1911, als der damals 36jährige Autor in Venedig weilte und jene Eindrücke empfing, die im Jahr darauf zur Entstehung seiner neben dem „Tonio Kröger“ wohl berühmtesten Novelle führen sollte, schrieb er gleichzeitig seinen ersten grossen Essay über den Komponisten: „Auseinandersetzung mit Wagner“, einen Text, der zeigt, wie untrennbar „Tod in Venedig“ mit der Musik Richard Wagners verbunden ist und wie genau der Verfasser über seine Verführbarkeit durch diese Musik Bescheid wusste. Die klug gestaltete Schau im Strauhof weist noch einmal mit allem Nachdruck darauf hin. Sie macht deutlich, wie viel von Wagner in die Figur des Gustav von Aschenbach eingeflossen ist. Sie zeigt gleichzeitig aber auch, wie mehrdeutig dieses schmale und doch so komplexe Werk ist. Nicht nur an Wagner ist bei der Lektüre zu denken, sondern auch an Gustav Mahler – Visconti tat es in seiner Verfilmung ganz explizit -, an Nietzsche und vor allem natürlich an Thomas Mann selber, der sich hier fast unverstellt zu seinen homoerotischen Neigungen – zu seiner verdrängten Homosexualität, könnte man auch sagen – bekennt. „Vormännlich hold und herb… schön wie ein zarter Gott“, so wird jener Jüngling, Tadzio“, beschrieben, den Aschenbach von ferne liebt, so wie auch der Autor selbst junge Männer wohl nur aus der Distanz wirklich zu lieben gewagt hatte. Dass ihn das Thema bis in die letzten Lebensjahre hinein beunruhigte, wissen wir aus seinen Tagebüchern. Dass es im einen oder andern Fall zu mehr als nur fernem Sehnen kam, lässt sich vermuten. Der in München lebende Autor Heinz Pleschinski hat eine solche mögliche Begegnung zum Anlass für seinen Roman „Königsallee“ (C.H. Beck, München 2013) genommen, in dem er Realität und Fiktion auf raffinierte Weise miteinander verbindet.

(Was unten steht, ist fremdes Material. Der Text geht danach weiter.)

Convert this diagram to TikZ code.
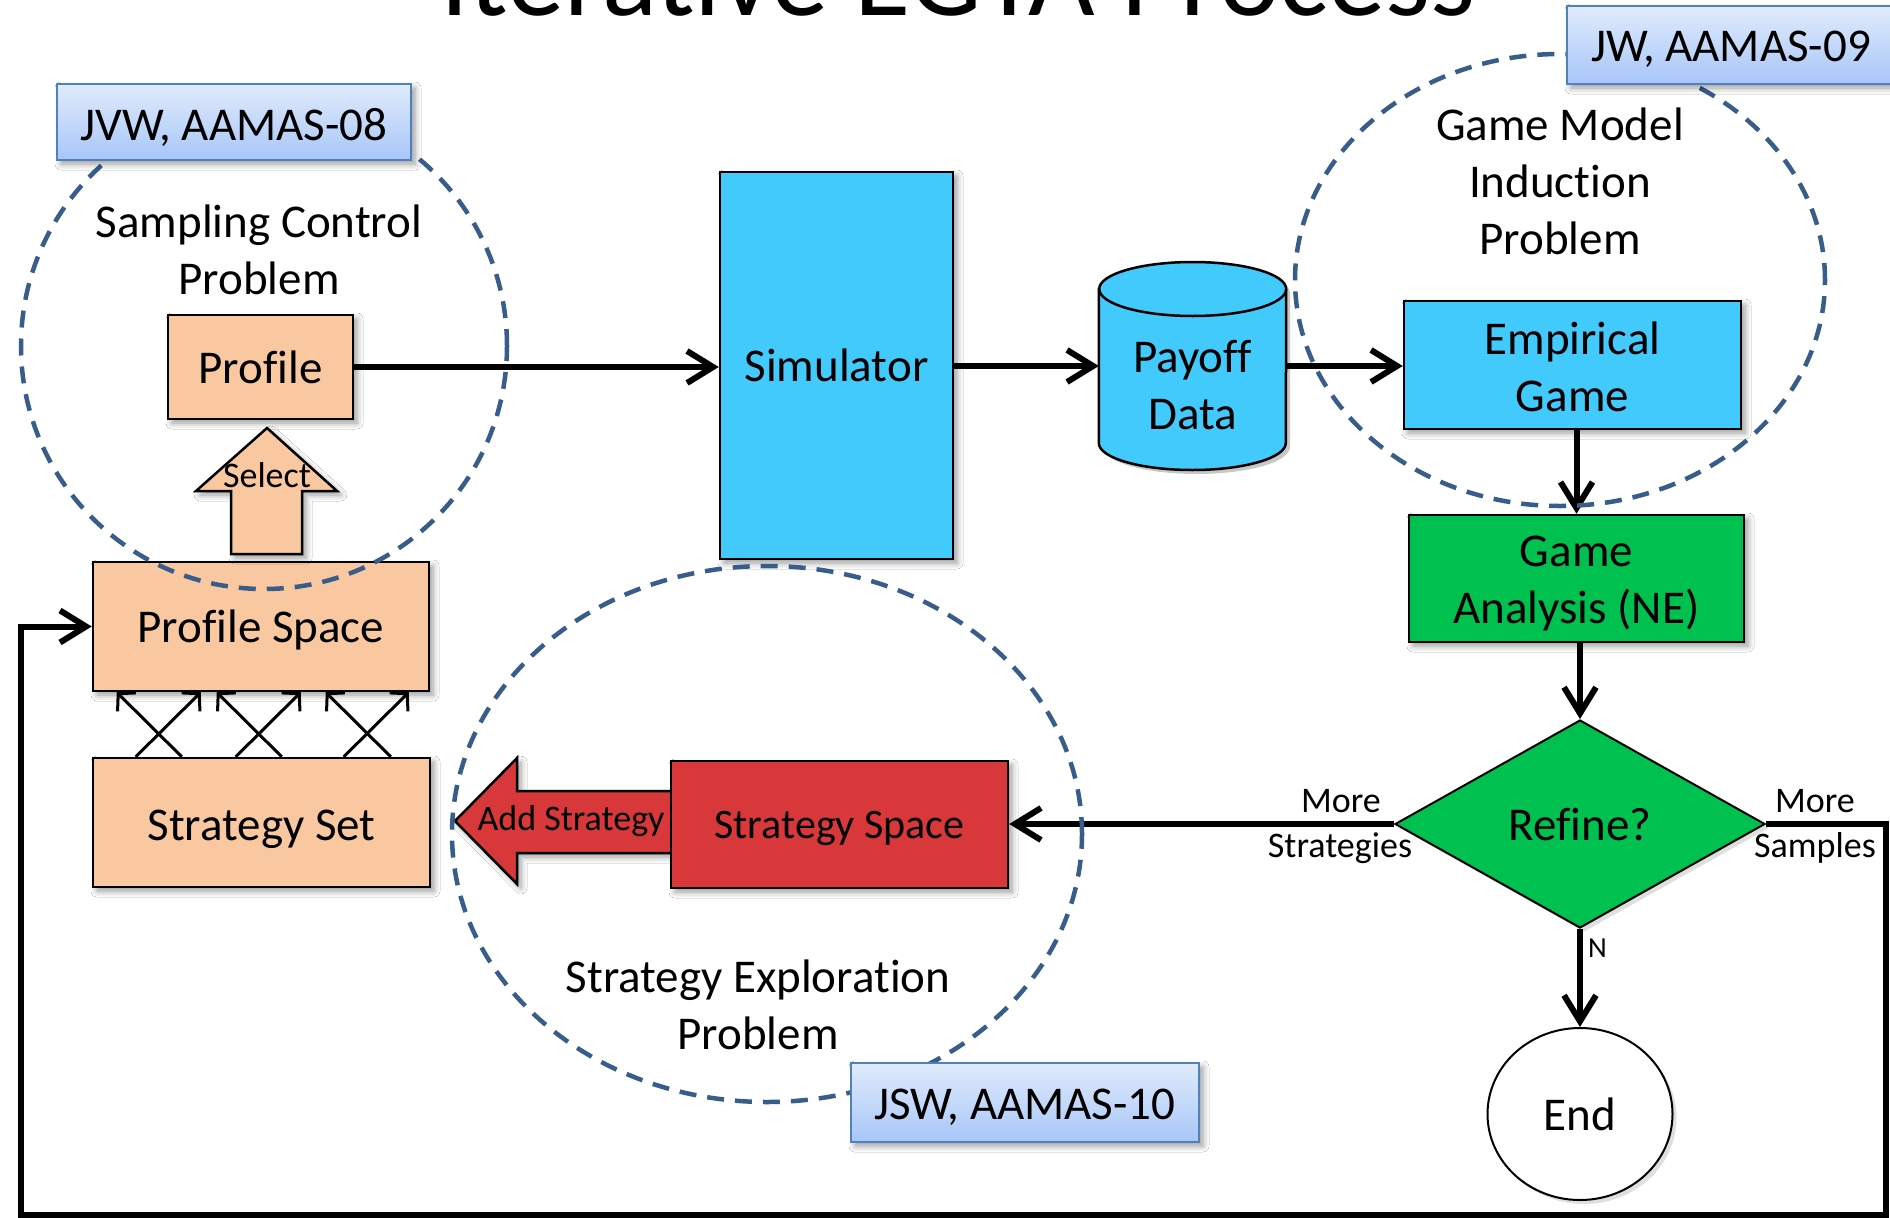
\documentclass[tikz,border=0pt]{standalone}
\usepackage{fontspec}
\setmainfont{Carlito}[Ligatures=NoCommon]
\usetikzlibrary{shapes.geometric,arrows.meta,shadows,shadows.blur,calc}

\definecolor{peach}{RGB}{250,200,160}
\definecolor{skyfill}{RGB}{66,202,252}
\definecolor{greenfill}{RGB}{0,192,80}
\definecolor{redfill}{RGB}{216,56,58}
\definecolor{dashblue}{RGB}{56,93,138}
\definecolor{reftop}{RGB}{224,235,252}
\definecolor{refbot}{RGB}{168,198,248}
\definecolor{refedge}{RGB}{79,129,189}

\begin{document}
\begin{tikzpicture}[x=1pt,y=1pt,
  softshadow/.style={blur shadow={shadow xshift=4pt,shadow yshift=-4pt,shadow blur radius=6pt,shadow blur steps=6,shadow opacity=40}},
  plainshadow/.style={drop shadow={shadow xshift=4pt,shadow yshift=-4pt,opacity=0.25}},
  mainfont/.style={font=\fontsize{47}{57}\selectfont},
  smallfont/.style={font=\fontsize{36}{40}\selectfont},
  box/.style={draw=black,line width=2.5pt,inner sep=0pt,align=center,mainfont,softshadow},
  size/.style 2 args={minimum width=#1pt,minimum height=#2pt},
  refbox/.style={draw=refedge,line width=2pt,top color=reftop,bottom color=refbot,inner sep=0pt,mainfont,softshadow},
  flow/.style={line width=6pt,-{Straight Barb[length=26pt,width=32pt]}},
  crossarrow/.style={line width=3pt,-{Straight Barb[length=12pt,width=26pt]}},
  ring/.style={draw=dashblue,line width=4.5pt,dash pattern=on 17pt off 11pt},
  blockarrow/.style={draw=black,line width=2.5pt,line join=miter},
]
\clip (0,0) rectangle (1890,-1218);
\fill[white] (0,0) rectangle (1890,-1218);

% title
\node[font=\fontsize{115}{120}\selectfont,anchor=base,inner sep=0pt] (title) at (958,-15) {Iterative EGTA Process};

% process boxes
\node[box,size={185}{104},fill=peach] (profile) at (260.5,-367) {Profile};
\node[box,size={336}{129},fill=peach] (pspace) at (261,-626.5) {};
\node[mainfont] (pspacetext) at (261,-630) {Profile Space};
\node[box,size={337}{129},fill=peach] (sset) at (261.5,-822.5) {};
\node[mainfont] (ssettext) at (261.5,-829) {Strategy Set};
\node[box,size={233}{387},fill=skyfill] (sim) at (836.5,-365.5) {Simulator};
\node[box,size={337}{128},fill=skyfill] (emp) at (1572.5,-365) {};
\node[mainfont,align=center] (emptext) at (1572.5,-367) {Empirical\\Game};
\node[box,size={335}{127},fill=greenfill] (ga) at (1576.5,-578.5) {};
\node[mainfont,align=center] (gatext) at (1576.5,-584) {Game\\Analysis (NE)};

% payoff data store
\node[inner sep=0pt,size={187}{208}] (payoff) at (1192.5,-366) {};
\fill[black,opacity=0.22] (1103,-293) -- (1103,-447) arc[start angle=180,end angle=360,x radius=93.5pt,y radius=27pt] -- (1290,-293) arc[start angle=0,end angle=180,x radius=93.5pt,y radius=27pt] -- cycle;
\draw[line width=2.5pt,fill=skyfill] (payoff.west |- 0,-289) -- (payoff.west |- 0,-443) arc[start angle=180,end angle=360,x radius=93.5pt,y radius=27pt] -- (payoff.east |- 0,-289) arc[start angle=0,end angle=180,x radius=93.5pt,y radius=27pt] -- cycle;
\draw[line width=2.5pt] (payoff.east |- 0,-289) arc[start angle=0,end angle=-180,x radius=93.5pt,y radius=27pt];
\node[mainfont,align=center] (payofftext) at (1192.5,-385) {Payoff\\Data};

% decision and end
\node[diamond,draw=black,line width=2pt,fill=greenfill,size={370}{208},inner sep=0pt,mainfont,plainshadow] (refine) at (1580,-824) {Refine?};
\node[ellipse,draw=black,line width=2pt,fill=white,size={185}{172},inner sep=0pt,mainfont,plainshadow] (end) at (1580,-1114) {End};

% add strategy block arrow and strategy space
\draw[blockarrow,fill=redfill,softshadow] (455,-821) -- (517,-758) -- (517,-791) -- (680,-791) -- (680,-853) -- (517,-853) -- (517,-884) -- cycle;
\node[smallfont,anchor=base,inner sep=0pt] (addstrat) at (571,-830) {Add Strategy};
\node[box,size={337}{127},fill=redfill] (sspace) at (839.5,-824.5) {};
\node[font=\fontsize{42}{50}\selectfont] (sspacetext) at (839.5,-828) {Strategy Space};

% select block arrow
\draw[blockarrow,fill=peach,softshadow] (267,-428) -- (337,-491) -- (302,-491) -- (302,-554) -- (231,-554) -- (231,-491) -- (196,-491) -- cycle;
\node[smallfont,anchor=base,inner sep=0pt] (select) at (267,-487) {Select};

% main flow
\draw[flow] (profile.east) -- (sim.west |- profile.east);
\draw[flow] (sim.east |- payoff.west) -- (payoff.west);
\draw[flow] (payoff.east) -- (emp.west |- payoff.east);
\draw[flow] (emp.south -| ga.north) -- (ga.north);
\draw[flow] (ga.south -| refine.north) -- (refine.north);
\draw[flow] (refine.south) -- (end.north);
\draw[flow] (refine.west) -- (sspace.east |- refine.west);

% feedback loop for more samples
\coordinate (loopR) at (1886,-1215);
\coordinate (loopL) at (21,-1215);
\draw[flow,line join=miter] (refine.east) -- (refine.east -| loopR) -- (loopR) -- (loopL) -- (loopL |- pspace.west) -- (pspace.west);

% strategy set to profile space
\draw[crossarrow] ([xshift=44pt]sset.north west) -- ([xshift=109pt]pspace.south west);
\draw[crossarrow] ([xshift=90pt]sset.north west) -- ([xshift=25pt]pspace.south west);
\draw[crossarrow] ([xshift=144pt]sset.north west) -- ([xshift=209pt]pspace.south west);
\draw[crossarrow] ([xshift=190pt]sset.north west) -- ([xshift=125pt]pspace.south west);
\draw[crossarrow] ([xshift=252pt]sset.north west) -- ([xshift=317pt]pspace.south west);
\draw[crossarrow] ([xshift=299pt]sset.north west) -- ([xshift=234pt]pspace.south west);

% branch labels
\node[smallfont,anchor=base,inner sep=0pt] (lmore1) at (1341,-812) {More};
\node[smallfont,anchor=base,inner sep=0pt] (lstrat) at (1340,-857) {Strategies};
\node[smallfont,anchor=base,inner sep=0pt] (lmore2) at (1815,-812) {More};
\node[smallfont,anchor=base,inner sep=0pt] (lsamp) at (1815,-857) {Samples};
\node[font=\fontsize{29}{32}\selectfont,anchor=base west,inner sep=0pt] (lno) at (1588,-957) {N};

% problem regions
\draw[ring] (264,-346) ellipse [x radius=243pt,y radius=243pt];
\draw[ring] (1560,-280) ellipse [x radius=265pt,y radius=226pt];
\draw[ring] (767,-834) ellipse [x radius=315pt,y radius=268pt];
\node[mainfont,align=center] (psampling) at (259,-250) {Sampling Control\\Problem};
\node[mainfont,align=center] (pinduction) at (1560,-181) {Game Model\\Induction\\Problem};
\node[mainfont,align=center] (pexplore) at (758,-1005) {Strategy Exploration\\Problem};

% references
\node[refbox,size={354}{76}] (ref08) at (234,-122) {};
\node[mainfont] (ref08text) at (234,-127) {JVW, AAMAS-08};
\node[refbox,size={328}{78}] (ref09) at (1731,-45) {};
\node[mainfont] (ref09text) at (1731,-49) {JW, AAMAS-09};
\node[refbox,size={348}{79}] (ref10) at (1025,-1102.5) {};
\node[mainfont] (ref10text) at (1025,-1107) {JSW, AAMAS-10};
\end{tikzpicture}
\end{document}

Das ist vielleicht das Spannendste an der Schau im Strauhof, dass sie nach vielen Seiten offen ist und zum Weiterlesen und Weiterdenken anregt. Ein interessantes Begleitprogramm trägt das Seine dazu bei. Heute Montag, 2. September, referiert Thomas Sprecher im Rahmen der Zürcher Volkshochschule über „Thomas Mann und Richard Wagner“. Am Dienstagabend führt Martin Dreyfus eingeschriebene Teilnehmer durch die Ausstellung, und am 7. September schliesslich bietet die „Lange Nacht der Zürcher Museen“ Gelegenheit, sich im Widder-Saal von der Herausgeberin der Thomas-Mann-Tagebücher, Inge Jens, und der Pianistin Simone Keller in „Leben und Musik im Hause Pringsheim“ einführen zu lassen oder unter kundiger Führung einen letzten Gang durch die Ausstellung zu machen.